Lili Bita - Women of Fire and Blood. Reviewed by William Burrison

Lili Bita’s Women of Fire and Blood (Somerset Hall Press, 2007) has some fractured, fairytale, revisionist fun with her collection of poems about eleven antique female figures of Greek folk and literary lore: Medea, Daphne, Hypatia, Eurydice, Jocasta, Helen, Cassandra, Hecuba, Iphigenia, Clytemnestra, and Phaedra. All are, more or less, mixes of the mythic/supernatural and the real/historical.

For instance, in this poetry collection, Daphne knows to elude Apollo’s advances by his “flaunting of a cigarette” and “second-rate cologne.” Helen insists that Paris, despite what “history, in its dementia, raves,” didn’t kidnap her. Especially arresting is Bita’s giving voice to Jocasta, Cassandra, Hecuba, Phaedra (most erotic, anti-tabooistic), and Iphigenia (most moving, daughter to father).

As Bita’s poem about Medea reminds us, this lore feeds off of regicide, matricide, patricide, infanticide, incest, rape, and cannibalism. So, the fun of this collection is far from Bacchanalian frivolity, but more like darkly ironic, wrathy grapes of comeuppance. Or, at least, cries of moral outrage by complex, shadowy damsels defending their reputations against a male determined posterity.

The book’s cover, showing a mutilated sculpture of a maenad lit up against a black backdrop (head, eyes, twisted upward as if beseechingly to the gods) is certainly true to the horrific tone of the monologue-like gallery therein.

Bita’s take on these eleven women of antiquity shouldn’t be taken as the last word on such figures. But it is intelligently provocative and artful enough to inspire further, perhaps alternative, variations. Nor should one deny Bita – also an actress, a stage interpreter of such women, and a gifted writer who was raised on the Greek isle of Zakynthos – a certain insider’s deference.

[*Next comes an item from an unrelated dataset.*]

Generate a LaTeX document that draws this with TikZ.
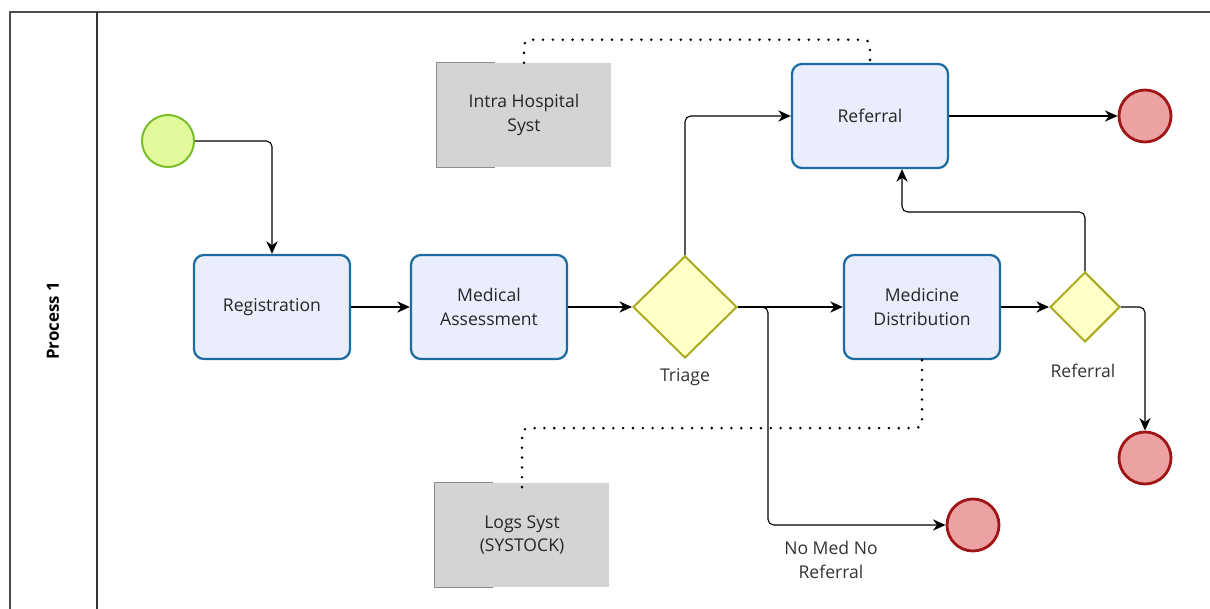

There are many classic lines worthy of the classical male tragedians in this spare work, translated by
Dr. Robert Zaller. Or closer to Sappho. Among my favorites: “What need have I of nets,/ knives, poison? I have/ what I need, these ten/ strong fingers clenched tight/ for years, waiting, lover for you.” (Clytemnestra, to Agamemnon.) “Who are you, Apollo?”/ A vagrant from Olympus/ … Isn’t truth/ the ghost of our fears/ that follows us everywhere?... When my name’s pronounced/ people spit on the ground/ so the demons will absorb/ my deadly truth.” (The accursedly clairvoyant Cassandra.) And, “I don’t know which God/ spins our fates, and then twists them/ into riddles,/ casting them at life to solve/ in human folly.” (Jocasta. Poor Oedipus!)